Official: Rail worker strike could send 'shockwave' through North Dakota ag sector
"A rail strike would be extremely disruptive to the North Dakota grower harvest, which is just around the corner for corn," according to Brenda Elmer, executive director of the North Dakota Corn Growers Association.
FARGO — Major U.S. railroads announced last week they were preparing for a possible strike by railroad workers, which could "send shock waves" through North Dakota's agriculture sector.
That's according to Brenda Elmer, executive director of the North Dakota Corn Growers Association, who said in a written statement that corn growers in the state rely on rail to get their excess corn — corn that is not used in the state — transported to the Pacific Northwest for export.

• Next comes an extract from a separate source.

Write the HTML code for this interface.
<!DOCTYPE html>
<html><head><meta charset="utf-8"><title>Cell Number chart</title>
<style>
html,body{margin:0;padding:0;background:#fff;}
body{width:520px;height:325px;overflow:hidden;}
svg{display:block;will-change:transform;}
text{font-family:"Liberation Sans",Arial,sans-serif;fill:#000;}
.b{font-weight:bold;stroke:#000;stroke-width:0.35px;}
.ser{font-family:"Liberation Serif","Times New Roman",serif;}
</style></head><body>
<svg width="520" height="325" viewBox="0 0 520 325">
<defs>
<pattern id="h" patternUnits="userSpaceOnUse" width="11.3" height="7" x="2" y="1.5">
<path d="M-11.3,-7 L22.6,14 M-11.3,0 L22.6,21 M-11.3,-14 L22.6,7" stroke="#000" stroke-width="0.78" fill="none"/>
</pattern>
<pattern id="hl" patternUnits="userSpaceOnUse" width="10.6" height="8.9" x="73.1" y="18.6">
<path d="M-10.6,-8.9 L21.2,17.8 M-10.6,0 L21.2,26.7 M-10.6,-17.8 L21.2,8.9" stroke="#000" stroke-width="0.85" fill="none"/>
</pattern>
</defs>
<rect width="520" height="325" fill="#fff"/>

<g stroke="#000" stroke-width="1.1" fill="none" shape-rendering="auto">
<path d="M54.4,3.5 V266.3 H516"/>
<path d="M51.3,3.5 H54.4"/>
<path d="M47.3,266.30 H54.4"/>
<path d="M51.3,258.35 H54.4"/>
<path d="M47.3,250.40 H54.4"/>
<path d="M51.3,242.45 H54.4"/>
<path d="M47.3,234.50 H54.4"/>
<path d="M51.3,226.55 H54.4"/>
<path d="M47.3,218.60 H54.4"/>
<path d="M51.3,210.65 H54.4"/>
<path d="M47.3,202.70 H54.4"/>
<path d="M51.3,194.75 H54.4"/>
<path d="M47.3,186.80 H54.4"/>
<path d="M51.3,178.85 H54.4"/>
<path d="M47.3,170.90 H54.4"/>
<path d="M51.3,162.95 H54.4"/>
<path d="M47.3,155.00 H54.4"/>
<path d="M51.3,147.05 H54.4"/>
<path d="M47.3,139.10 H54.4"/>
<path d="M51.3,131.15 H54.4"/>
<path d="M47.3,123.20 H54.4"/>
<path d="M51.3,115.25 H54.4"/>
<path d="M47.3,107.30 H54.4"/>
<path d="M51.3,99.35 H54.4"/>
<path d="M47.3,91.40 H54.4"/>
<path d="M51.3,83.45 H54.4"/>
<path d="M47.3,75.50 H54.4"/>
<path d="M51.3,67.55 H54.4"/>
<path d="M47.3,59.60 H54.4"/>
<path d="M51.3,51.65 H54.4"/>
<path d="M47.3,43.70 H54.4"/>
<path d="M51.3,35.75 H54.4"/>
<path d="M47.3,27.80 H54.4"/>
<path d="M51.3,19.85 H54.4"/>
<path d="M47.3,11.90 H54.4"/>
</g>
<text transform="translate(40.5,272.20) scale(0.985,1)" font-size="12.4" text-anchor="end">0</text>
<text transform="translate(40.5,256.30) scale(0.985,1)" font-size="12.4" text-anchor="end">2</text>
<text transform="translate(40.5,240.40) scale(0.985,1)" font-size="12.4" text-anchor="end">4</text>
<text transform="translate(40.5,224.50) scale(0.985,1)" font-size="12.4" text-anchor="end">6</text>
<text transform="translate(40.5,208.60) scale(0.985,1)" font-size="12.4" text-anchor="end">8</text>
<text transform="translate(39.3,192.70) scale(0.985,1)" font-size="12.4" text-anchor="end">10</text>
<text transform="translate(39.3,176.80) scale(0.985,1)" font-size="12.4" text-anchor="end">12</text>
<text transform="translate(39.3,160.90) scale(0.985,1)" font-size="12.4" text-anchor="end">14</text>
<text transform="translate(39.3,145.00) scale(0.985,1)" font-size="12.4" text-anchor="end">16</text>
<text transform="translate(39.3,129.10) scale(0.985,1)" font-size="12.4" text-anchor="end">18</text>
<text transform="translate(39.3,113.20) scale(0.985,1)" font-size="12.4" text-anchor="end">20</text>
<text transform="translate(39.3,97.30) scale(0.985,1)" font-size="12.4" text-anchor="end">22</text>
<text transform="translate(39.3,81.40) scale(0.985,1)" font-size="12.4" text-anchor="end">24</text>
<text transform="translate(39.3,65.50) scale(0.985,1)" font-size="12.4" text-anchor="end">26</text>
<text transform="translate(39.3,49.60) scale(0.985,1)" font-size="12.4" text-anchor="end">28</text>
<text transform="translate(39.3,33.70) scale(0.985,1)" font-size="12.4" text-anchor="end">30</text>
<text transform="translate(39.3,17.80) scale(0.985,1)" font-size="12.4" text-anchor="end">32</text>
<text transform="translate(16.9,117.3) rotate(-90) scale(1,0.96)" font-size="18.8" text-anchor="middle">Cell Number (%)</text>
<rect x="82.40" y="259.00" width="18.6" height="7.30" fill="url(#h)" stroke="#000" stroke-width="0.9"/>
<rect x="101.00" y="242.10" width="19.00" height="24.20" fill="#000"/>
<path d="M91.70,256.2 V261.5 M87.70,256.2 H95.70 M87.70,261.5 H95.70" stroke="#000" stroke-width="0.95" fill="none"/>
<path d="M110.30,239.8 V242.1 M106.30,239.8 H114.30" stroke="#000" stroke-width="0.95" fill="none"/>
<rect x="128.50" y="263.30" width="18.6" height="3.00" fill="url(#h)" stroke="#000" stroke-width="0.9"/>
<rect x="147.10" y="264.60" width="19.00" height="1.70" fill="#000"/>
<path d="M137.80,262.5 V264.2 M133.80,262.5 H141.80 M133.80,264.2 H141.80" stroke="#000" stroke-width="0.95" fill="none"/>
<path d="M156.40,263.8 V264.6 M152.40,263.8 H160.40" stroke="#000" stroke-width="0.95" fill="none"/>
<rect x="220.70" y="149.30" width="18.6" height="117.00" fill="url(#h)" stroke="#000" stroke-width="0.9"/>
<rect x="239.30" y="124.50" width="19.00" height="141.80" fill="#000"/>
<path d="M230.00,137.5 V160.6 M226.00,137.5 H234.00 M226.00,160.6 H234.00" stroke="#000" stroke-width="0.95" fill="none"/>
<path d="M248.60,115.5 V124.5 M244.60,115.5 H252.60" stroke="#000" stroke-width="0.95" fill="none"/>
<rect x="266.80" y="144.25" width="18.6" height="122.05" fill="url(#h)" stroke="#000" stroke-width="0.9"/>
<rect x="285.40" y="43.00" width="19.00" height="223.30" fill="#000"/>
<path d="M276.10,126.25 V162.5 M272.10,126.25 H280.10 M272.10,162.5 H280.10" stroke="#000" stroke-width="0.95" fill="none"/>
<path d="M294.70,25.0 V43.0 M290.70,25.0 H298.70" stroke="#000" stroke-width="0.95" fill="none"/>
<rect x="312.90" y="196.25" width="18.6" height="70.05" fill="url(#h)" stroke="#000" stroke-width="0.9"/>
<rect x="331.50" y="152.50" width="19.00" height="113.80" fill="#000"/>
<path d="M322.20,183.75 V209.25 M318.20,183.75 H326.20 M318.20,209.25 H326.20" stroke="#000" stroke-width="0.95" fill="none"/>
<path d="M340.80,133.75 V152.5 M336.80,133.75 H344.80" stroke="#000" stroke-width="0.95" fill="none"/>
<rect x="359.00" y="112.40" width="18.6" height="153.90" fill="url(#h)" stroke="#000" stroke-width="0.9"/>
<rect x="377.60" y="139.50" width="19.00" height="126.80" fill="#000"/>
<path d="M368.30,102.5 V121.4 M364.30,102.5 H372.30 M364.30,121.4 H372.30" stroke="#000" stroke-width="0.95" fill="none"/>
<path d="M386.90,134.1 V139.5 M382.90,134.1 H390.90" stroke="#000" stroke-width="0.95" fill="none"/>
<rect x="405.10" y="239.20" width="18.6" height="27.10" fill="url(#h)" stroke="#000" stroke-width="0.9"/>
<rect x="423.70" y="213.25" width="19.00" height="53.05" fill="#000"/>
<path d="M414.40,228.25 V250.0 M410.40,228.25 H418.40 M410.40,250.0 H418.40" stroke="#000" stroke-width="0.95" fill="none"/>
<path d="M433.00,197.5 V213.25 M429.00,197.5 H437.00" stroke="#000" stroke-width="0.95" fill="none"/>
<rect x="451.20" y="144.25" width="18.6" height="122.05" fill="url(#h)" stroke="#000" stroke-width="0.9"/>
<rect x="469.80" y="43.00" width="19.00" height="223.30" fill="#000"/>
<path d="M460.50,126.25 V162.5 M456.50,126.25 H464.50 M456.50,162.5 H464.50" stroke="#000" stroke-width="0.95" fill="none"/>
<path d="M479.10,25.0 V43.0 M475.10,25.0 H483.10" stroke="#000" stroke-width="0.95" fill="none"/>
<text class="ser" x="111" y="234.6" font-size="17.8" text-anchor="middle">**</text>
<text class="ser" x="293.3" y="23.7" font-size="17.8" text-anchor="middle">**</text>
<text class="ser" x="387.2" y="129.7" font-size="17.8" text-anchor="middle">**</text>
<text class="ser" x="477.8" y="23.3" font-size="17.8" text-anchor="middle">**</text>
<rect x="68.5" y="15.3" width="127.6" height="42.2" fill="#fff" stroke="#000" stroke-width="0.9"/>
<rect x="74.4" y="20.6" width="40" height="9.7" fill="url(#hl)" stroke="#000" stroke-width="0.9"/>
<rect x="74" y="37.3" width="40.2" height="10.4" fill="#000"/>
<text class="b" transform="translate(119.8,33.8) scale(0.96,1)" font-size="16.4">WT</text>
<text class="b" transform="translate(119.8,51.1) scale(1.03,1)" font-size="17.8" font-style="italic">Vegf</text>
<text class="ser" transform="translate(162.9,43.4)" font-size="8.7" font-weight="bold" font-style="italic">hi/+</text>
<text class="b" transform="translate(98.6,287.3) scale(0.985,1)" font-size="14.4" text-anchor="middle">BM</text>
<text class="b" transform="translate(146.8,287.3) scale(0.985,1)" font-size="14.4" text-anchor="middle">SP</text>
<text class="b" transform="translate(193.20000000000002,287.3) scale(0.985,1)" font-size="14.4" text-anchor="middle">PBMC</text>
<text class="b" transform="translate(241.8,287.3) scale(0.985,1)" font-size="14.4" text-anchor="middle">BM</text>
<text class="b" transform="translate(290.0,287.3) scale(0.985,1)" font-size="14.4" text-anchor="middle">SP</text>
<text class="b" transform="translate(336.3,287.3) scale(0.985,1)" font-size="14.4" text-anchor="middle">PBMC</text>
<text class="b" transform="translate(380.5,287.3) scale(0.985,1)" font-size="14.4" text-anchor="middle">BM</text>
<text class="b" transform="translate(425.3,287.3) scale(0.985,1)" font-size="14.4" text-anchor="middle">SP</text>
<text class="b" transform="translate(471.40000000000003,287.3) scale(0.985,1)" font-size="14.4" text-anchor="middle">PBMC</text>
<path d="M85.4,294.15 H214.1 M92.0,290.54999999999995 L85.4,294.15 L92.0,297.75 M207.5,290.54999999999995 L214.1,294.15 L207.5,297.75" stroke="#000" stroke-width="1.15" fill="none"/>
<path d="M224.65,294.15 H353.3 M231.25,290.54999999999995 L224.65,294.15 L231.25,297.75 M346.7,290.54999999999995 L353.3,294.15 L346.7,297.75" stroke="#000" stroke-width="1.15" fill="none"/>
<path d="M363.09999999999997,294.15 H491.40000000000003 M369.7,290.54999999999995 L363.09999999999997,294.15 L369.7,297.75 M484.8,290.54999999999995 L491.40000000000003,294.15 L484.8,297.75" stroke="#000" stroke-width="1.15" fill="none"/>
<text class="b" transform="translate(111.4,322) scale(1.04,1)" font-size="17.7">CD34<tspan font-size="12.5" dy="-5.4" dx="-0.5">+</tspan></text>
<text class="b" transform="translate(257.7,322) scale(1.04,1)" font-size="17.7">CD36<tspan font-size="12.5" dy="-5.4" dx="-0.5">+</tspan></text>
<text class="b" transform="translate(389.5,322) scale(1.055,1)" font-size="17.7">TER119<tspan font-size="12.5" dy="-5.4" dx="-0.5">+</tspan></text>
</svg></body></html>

"A rail strike would be extremely disruptive to the North Dakota grower harvest, which is just around the corner for corn," Elmer said, adding that a strike would result "in even greater spikes in our input costs this year, which have been unprecedentedly high."

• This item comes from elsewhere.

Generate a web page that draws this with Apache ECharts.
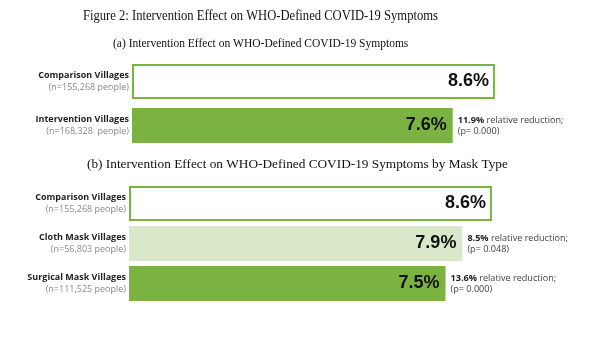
<!DOCTYPE html>
<html>
<head>
<meta charset="utf-8">
<script src="https://cdn.jsdelivr.net/npm/echarts@6/dist/echarts.min.js"></script>
<style>
  html, body { margin: 0; padding: 0; background: #fff; }
  #chart { width: 600px; height: 337px; }
</style>
</head>
<body>
<div id="chart"></div>
<script>
// Panel (a): comparison vs. intervention villages
const categoriesA = ['Comparison Villages', 'Intervention Villages'];
const sampleSizesA = ['(n=155,268 people)', '(n=168,328  people)'];
const valuesA = [8.6, 7.6];
const reductionsA = ['', '11.9%'];
const pValuesA = ['', '0.000'];

// Panel (b): split by mask type
const categoriesB = ['Comparison Villages', 'Cloth Mask Villages', 'Surgical Mask Villages'];
const sampleSizesB = ['(n=155,268 people)', '(n=56,803 people)', '(n=111,525 people)'];
const valuesB = [8.6, 7.9, 7.5];
const reductionsB = ['', '8.5%', '13.6%'];
const pValuesB = ['', '0.048', '0.000'];

const GREEN = '#7ab342';
const LIGHT = '#d9e8c8';

// bar look by role: outlined comparison, solid surgical/intervention, pale cloth
function barStyle(role) {
  if (role === 'comparison') return { color: '#ffffff', borderColor: GREEN, borderWidth: 2 };
  if (role === 'light') return { color: LIGHT, borderWidth: 0 };
  return { color: GREEN, borderWidth: 0 };
}
const rolesA = ['comparison', 'solid'];
const rolesB = ['comparison', 'light', 'solid'];

const catLabel = {
  fontFamily: 'Open Sans',
  align: 'right',
  rich: {
    b: { fontFamily: 'Open Sans', fontWeight: 'bold', fontSize: 9, color: '#1e1e1e', lineHeight: 12, align: 'right' },
    n: { fontFamily: 'Open Sans', fontSize: 9, color: '#8a8a8a', lineHeight: 12, align: 'right' }
  }
};

function yAxis(gridIndex, cats, sizes) {
  return {
    type: 'category', gridIndex: gridIndex, data: cats, inverse: true,
    axisLine: { show: false }, axisTick: { show: false }, splitLine: { show: false },
    axisLabel: Object.assign({
      margin: 3,
      formatter: function (v, i) { return '{b|' + v + '}\n{n|' + sizes[i] + '}'; }
    }, catLabel)
  };
}
function xAxis(gridIndex) {
  return { type: 'value', gridIndex: gridIndex, min: 0, max: 10, show: false };
}

const valueLabel = {
  show: true, position: 'insideRight', distance: 6,
  fontFamily: 'Liberation Sans', fontWeight: 'bold', fontSize: 18, color: '#111',
  formatter: function (p) { return p.value.toFixed(1) + '%'; }
};

function noteSeries(idx, vals, reds, ps) {
  return {
    type: 'bar', xAxisIndex: idx, yAxisIndex: idx, barWidth: 35, barGap: '-100%',
    silent: true, itemStyle: { color: 'rgba(0,0,0,0)' },
    data: vals,
    label: {
      show: true, position: 'right', distance: 5,
      formatter: function (p) {
        const r = reds[p.dataIndex];
        if (!r) return '';
        return '{bb|' + r + '}{t| relative reduction;}\n{t|(p= ' + ps[p.dataIndex] + ')}';
      },
      rich: {
        bb: { fontFamily: 'Open Sans', fontWeight: 'bold', fontSize: 9.1, color: '#222', lineHeight: 11 },
        t: { fontFamily: 'Open Sans', fontSize: 9.1, color: '#444', lineHeight: 11 }
      }
    },
    z: 3
  };
}

function mainSeries(idx, vals, roles) {
  return {
    type: 'bar', xAxisIndex: idx, yAxisIndex: idx, barWidth: 35,
    data: vals.map(function (v, i) { return { value: v, itemStyle: barStyle(roles[i]) }; }),
    label: valueLabel, z: 2
  };
}

// heading text in a slightly condensed serif
function heading(text, x, y, size, squeeze) {
  return {
    type: 'text', x: x, y: y, scaleX: squeeze, silent: true,
    style: {
      text: text, x: 0, y: 0, fill: '#111',
      font: size + 'px "Liberation Serif", "Times New Roman", serif',
      textVerticalAlign: 'middle', textAlign: 'left'
    }
  };
}

const chart = echarts.init(document.getElementById('chart'), null, { renderer: 'canvas' });
chart.setOption({
  animation: false,
  backgroundColor: '#ffffff',
  graphic: [
    heading('Figure 2: Intervention Effect on WHO-Defined COVID-19 Symptoms', 83, 16, 14, 0.9),
    heading('(a) Intervention Effect on WHO-Defined COVID-19 Symptoms', 113, 44, 13, 0.886),
    heading('(b) Intervention Effect on WHO-Defined COVID-19 Symptoms by Mask Type', 87, 165, 13.3, 1)
  ],
  grid: [
    { left: 132, top: 59.5, width: 422, height: 88 },
    { left: 129, top: 183.5, width: 422, height: 120 }
  ],
  xAxis: [xAxis(0), xAxis(1)],
  yAxis: [yAxis(0, categoriesA, sampleSizesA), yAxis(1, categoriesB, sampleSizesB)],
  series: [
    mainSeries(0, valuesA, rolesA),
    noteSeries(0, valuesA, reductionsA, pValuesA),
    mainSeries(1, valuesB, rolesB),
    noteSeries(1, valuesB, reductionsB, pValuesB)
  ]
});
</script>
</body>
</html>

The North Dakota Corn Growers Association represents 13,000 producers.
According to a Reuters report, major freight railroads, including BNSF and CSX, have said they were preparing for a possible strike and service disruption as a deadline looms Friday, Sept. 16, in protracted labor talks.
"While these preparations are necessary, it does not mean that a work stoppage is inevitable," BNSF told Reuters.
According to Reuters, contract negotiations between railways and unions representing 115,000 workers hit an impasse this summer after more than two years of talks. Failure to reach a settlement before a cooling-off period expires Friday could open the door to strikes, employer lockouts and congressional intervention.
Talks are ongoing, a spokesperson for the Association of American Railroads told Reuters.
Elmer said she is hopeful a strike will be avoided, noting that while corn can be transported by truck, it remains "very expensive."
The largest U.S. trucking industry group on Friday urged Congress to be prepared to prevent railroad shutdowns if the negotiations fail to produce contracts by the deadline.
According to Reuters, a railroad work stoppage would require 467,000 long-haul trucks daily to handle shipments diverted from rail, while overall inflation costs would rise even higher.
Ron Ness, president of the North Dakota Petroleum Council, said there likely would be some impacts on the petroleum industry if railroad workers went on strike, but he said those impacts would likely be small compared to other sectors such agriculture and manufacturing.
"Most of our oil production is going out by pipe now. There are certainly barrels (of oil) going out of state on rail, but those barrels are likely able to find another home at this point," Ness said.
The Rail Passengers Association issued a statement on Monday, Sept. 12, in which it said there was a real potential for a rail workers strike this coming weekend.
"While President (Joe) Biden’s Administration and the U.S. Congress are actively engaged in mediating the dispute — which centers on working conditions more than pay — it is important for passengers to understand how it may affect rail operations," the statement from the RPA said.
"As the Association of American Railroads stated last week, freight railroads own ‘nearly 97% of the tracks on Amtrak’s nearly 22,000-mile system.’ If negotiations fail, America’s passenger trains will cease operations outside the Northeast Corridor," said Jim Mathews, president of the Rail Passenger Association.
Mathews called on both freight railroads and rail labor organizations "to continue to negotiate in good faith; the U.S. rail network is too important to America’s citizens to allow for an extended shutdown of the system."